Teori Filsafat Stokisme juga membahas tentang pengendalian diri. Teori filsafat yang menekankan pada kualitas hidup seseorang tersebut memiliki pemahaman bahwa seseorang yang tenang hidupnya adalah seseorang yang bisa mengendalikan dirinya sendiri. Peristiwa yang terjadi di luar diri manusia, menurut teori Stoik, tidak berdampak apa-apa ke dalam diri, kecuali manusia itu memiliki reaksi internal terhadap peristiwa tersebut.
Oleh karena itu, hidup tenang bisa diraih ketika kita spend energi untuk hal-hal yang bisa kita kendalikan, yakni diri sendiri. Seburuk apapun keadaan yang kita alami, menurut teori Stoik, kita tidak akan menyalahkan orang lain, tapi kita akan sibuk mengatur dan mengendalikan diri kita agar mencapai titik netral atas keadaan tersebut.

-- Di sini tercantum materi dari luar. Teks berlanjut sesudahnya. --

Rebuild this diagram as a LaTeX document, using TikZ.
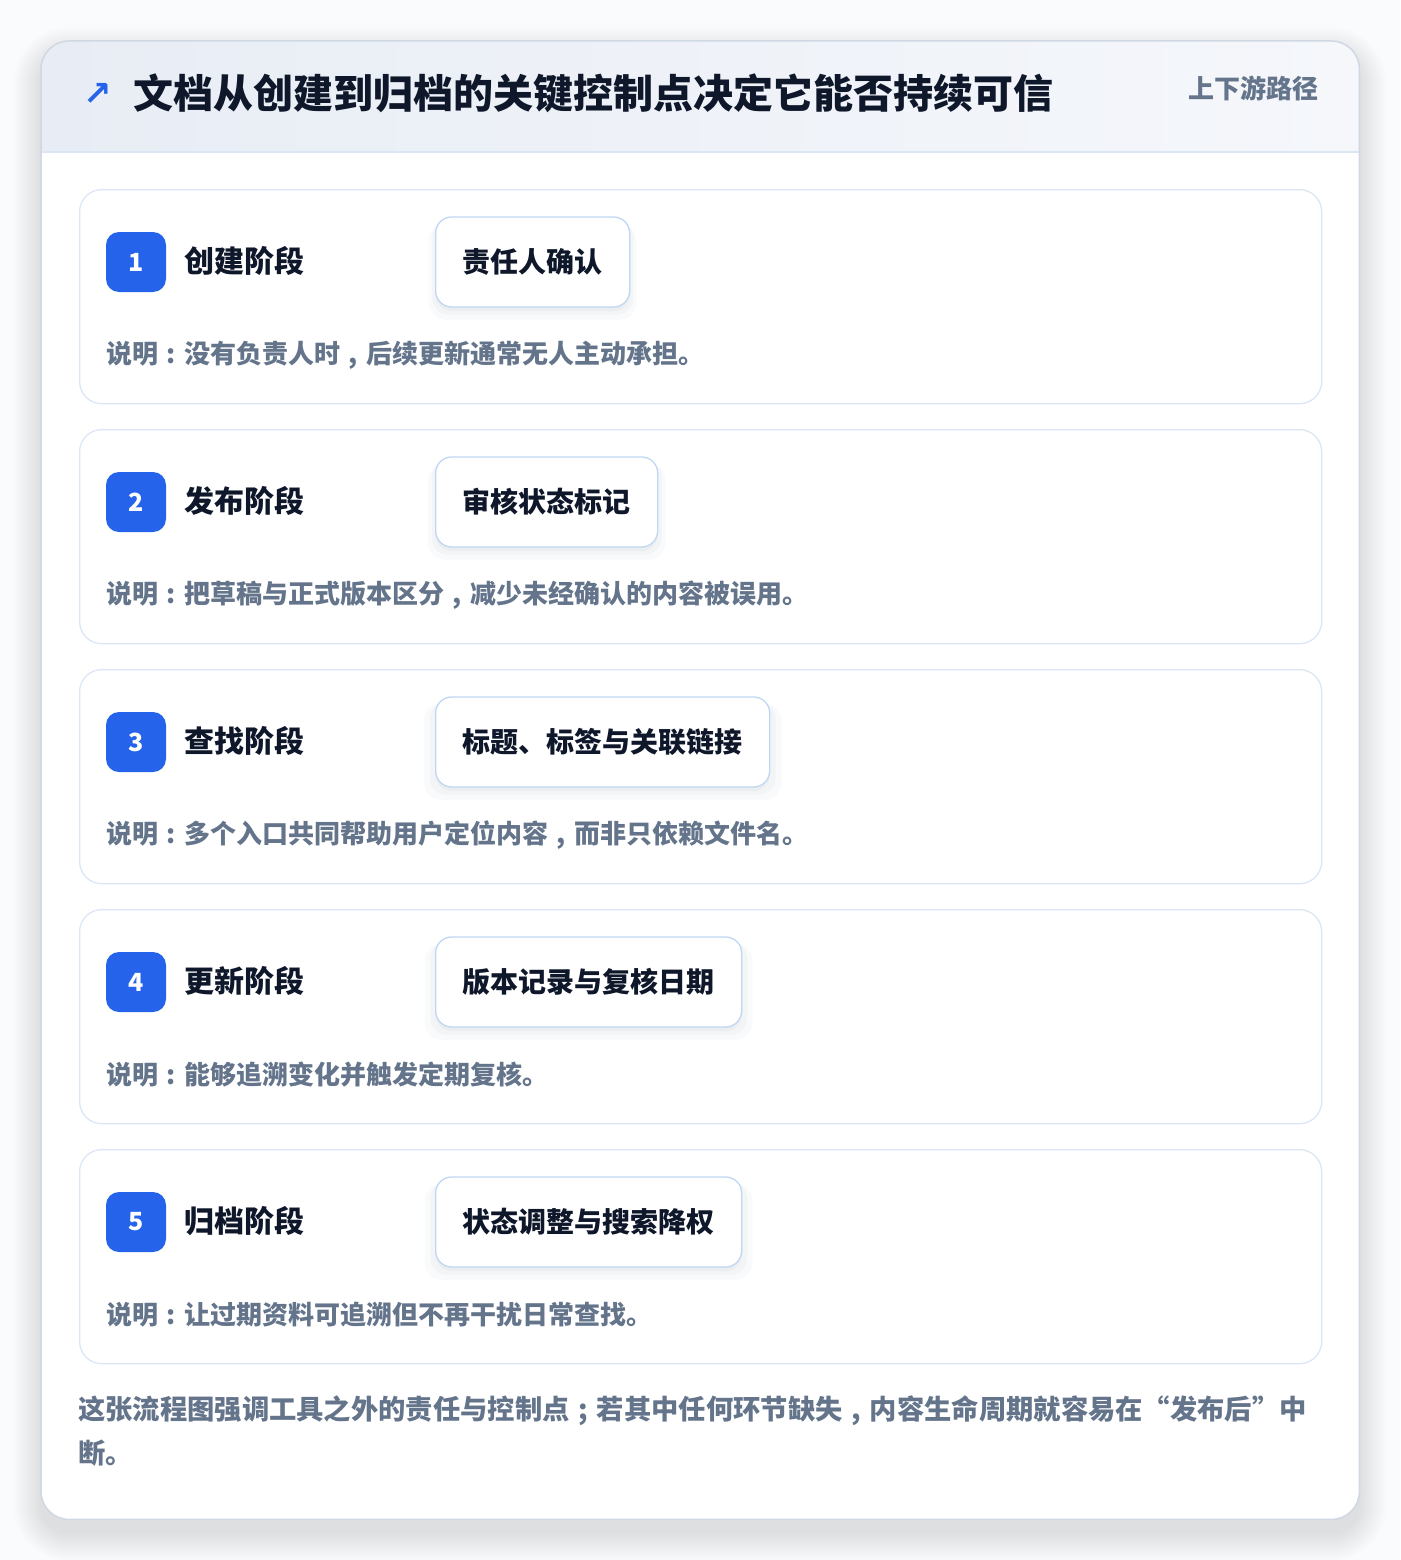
\documentclass[tikz,border=0pt]{standalone}
\usepackage{fontspec}
\newfontfamily\cjk{Noto Sans CJK SC}
\newfontfamily\sym{DejaVu Sans}
\newcommand{\pcolon}{\makebox[1em][c]{:}}
\newcommand{\pcomma}{\makebox[1em][c]{,}}
\newcommand{\psemi}{\makebox[1em][c]{;}}
\usetikzlibrary{shadows}
\definecolor{pagebg}{HTML}{FAFBFC}
\definecolor{cardborder}{HTML}{CFD8E3}
\definecolor{hdrL}{HTML}{E8EDF5}
\definecolor{hdrR}{HTML}{F5F7FB}
\definecolor{hdrline}{HTML}{DBE6F4}
\definecolor{titlecol}{HTML}{0F172A}
\definecolor{subcol}{HTML}{64748B}
\definecolor{stageline}{HTML}{DCE7F5}
\definecolor{badgeblue}{HTML}{2563EB}
\definecolor{tagline}{HTML}{C0D7F4}
\definecolor{desccol}{HTML}{64748B}
\definecolor{shadowcol}{HTML}{1E3A5F}
\tikzset{
  outercard/.style={fill=white, rounded corners=28pt, inner sep=0, minimum width=1318pt, minimum height=1478pt, anchor=north west},
  stagecard/.style={draw=stageline, fill=white, rounded corners=22pt, line width=1.3pt, inner sep=0, minimum width=1242pt, minimum height=214pt, anchor=north west},
  badge/.style={fill=badgeblue, rounded corners=13pt, minimum width=60pt, minimum height=60pt, inner sep=0, text=white, font=\cjk\bfseries\fontsize{25}{25}\selectfont},
  stagename/.style={anchor=west, inner sep=0, font=\cjk\bfseries\fontsize{30}{30}\selectfont, text=titlecol},
  tagbox/.style={draw=tagline, fill=white, rounded corners=16pt, line width=1.3pt, minimum height=90pt, inner xsep=27pt, inner ysep=0, anchor=west, font=\cjk\bfseries\fontsize{28}{28}\selectfont, text=titlecol,
    drop shadow={shadow xshift=0pt, shadow yshift=-9pt, shadow scale=1.07, opacity=0.022, fill=shadowcol},
    drop shadow={shadow xshift=0pt, shadow yshift=-6pt, shadow scale=1.035, opacity=0.028, fill=shadowcol},
    drop shadow={shadow xshift=0pt, shadow yshift=-4pt, shadow scale=1.0, opacity=0.032, fill=shadowcol}},
  desc/.style={anchor=west, inner sep=0, font=\cjk\bfseries\fontsize{26}{26}\selectfont, text=desccol},
  foot/.style={anchor=west, inner sep=0, font=\cjk\bfseries\fontsize{27.3}{28}\selectfont, text=desccol},
}
\begin{document}
\begin{tikzpicture}[x=1pt,y=-1pt]
\useasboundingbox (0,0) rectangle (1400,1560);
\fill[pagebg] (0,0) rectangle (1400,1560);
% outer card shadow
\foreach \k in {1,...,28}{
  \fill[shadowcol, opacity=0.0045, rounded corners={28pt+\k pt}] (41-\k,41-\k+14) rectangle (1359+\k,1519+\k+14);
}
\node[outercard] (card) at (41,41) {};
% header
\begin{scope}
  \clip[rounded corners=28pt] (card.north west) rectangle (card.south east);
  \shade[left color=hdrL, right color=hdrR] (41,41) rectangle (1359,152);
\end{scope}
\coordinate (hl) at (41,152);
\coordinate (hr) at (1359,152);
\draw[hdrline, line width=1.3pt] (hl) -- (hr);
\draw[cardborder, line width=1.5pt, rounded corners=28pt] (card.north west) rectangle (card.south east);
\node[anchor=west, inner sep=0, text=badgeblue, font=\sym\bfseries\fontsize{34}{34}\selectfont] (arrow) at (83,94) {↗};
\node[anchor=west, inner sep=0, text=titlecol, font=\cjk\bfseries\fontsize{40}{42}\selectfont] (title) at (133,93) {文档从创建到归档的关键控制点决定它能否持续可信};
\node[anchor=east, inner sep=0, text=subcol, font=\cjk\bfseries\fontsize{26}{26}\selectfont] (sub) at (1319,88) {上下游路径};
% stages
\foreach \i/\nm/\tg/\ds in {
  1/{创建阶段}/{责任人确认}/{说明\pcolon 没有负责人时\pcomma 后续更新通常无人主动承担。},
  2/{发布阶段}/{审核状态标记}/{说明\pcolon 把草稿与正式版本区分\pcomma 减少未经确认的内容被误用。},
  3/{查找阶段}/{标题、标签与关联链接}/{说明\pcolon 多个入口共同帮助用户定位内容\pcomma 而非只依赖文件名。},
  4/{更新阶段}/{版本记录与复核日期}/{说明\pcolon 能够追溯变化并触发定期复核。},
  5/{归档阶段}/{状态调整与搜索降权}/{说明\pcolon 让过期资料可追溯但不再干扰日常查找。}}{
  \pgfmathsetmacro{\oy}{240*(\i-1)}
  \node[stagecard] (card\i) at (79,189+\oy) {};
  \node[badge] (badge\i) at (136,262+\oy) {\i};
  \node[stagename] (name\i) at (184,261+\oy) {\nm};
  \node[tagbox] (tag\i) at (435,262+\oy) {\tg};
  \node[desc] (desc\i) at (106,355+\oy) {\ds};
}
\node[foot] (foot1) at (78,1411) {这张流程图强调工具之外的责任与控制点\psemi 若其中任何环节缺失\pcomma 内容生命周期就容易在“发布后”中};
\node[foot] (foot2) at (78,1453) {断。};
\end{tikzpicture}
\end{document}
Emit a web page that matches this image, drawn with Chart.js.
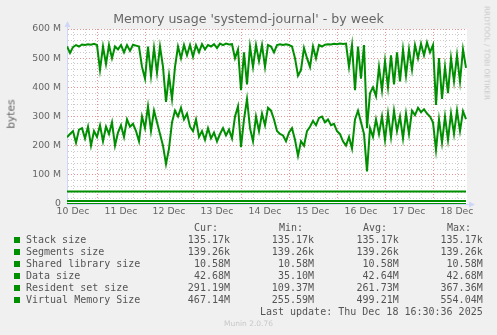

Kiranya puasa bisa diartikan sebuah laku spiritual. Dengan puasa seseorang melakukan perjalan ke dalam diri sendiri, menghitung apa-apa yang kurang sesuai pada dirinya selama ini, baik pikiran, sikap, maupun tindakan. Dengan menahan seluruhnya hawa nafsu, seseorang bisa lebih fokus melihat dan memperbaiki dirinya.
Dengan demikian, Ramadan yang didalamnya diwajibkan puasa, layaknya “Kawah Candradimuka” bagi umat muslim. Di dalam “kawah” itu, umat Muslim digembleng dengan puasa dan aktifitas-aktifitas Islami, agar nantinya ketika Idulfitri tiba, ia seperti lahir kembali dengan kondisi diri yang lebih baik untuk menjalani hari atau bulan selanjutnya. Ramadan bisa juga diumpamakan “Workshop”, yang mana post-tesnya adalah 11 bulan kedepan pasca Ramadan. Lulus tidaknya seseorang, bergantung tingkat ketakwaan atau lelaku dirinya ketika pasca Ramadan.
Waktu pasti terus melaju. Bulan pasti berganti, begitupun bulan Ramadan. Hal yang bisa kita ambil dan bawa untuk menjalani hari-hari selanjutnya hanyalah nilai-nilai kemulaiaan di bulan Ramadan. Kita tidak bisa selalu berada di bulan Ramadan, tapi kita bisa menerapkan nilai-nilai Ramadan di dalam diri kita dan lelaku kita. Maka perlu kita ”ramadankan” hati, pikiran dan perilaku kita.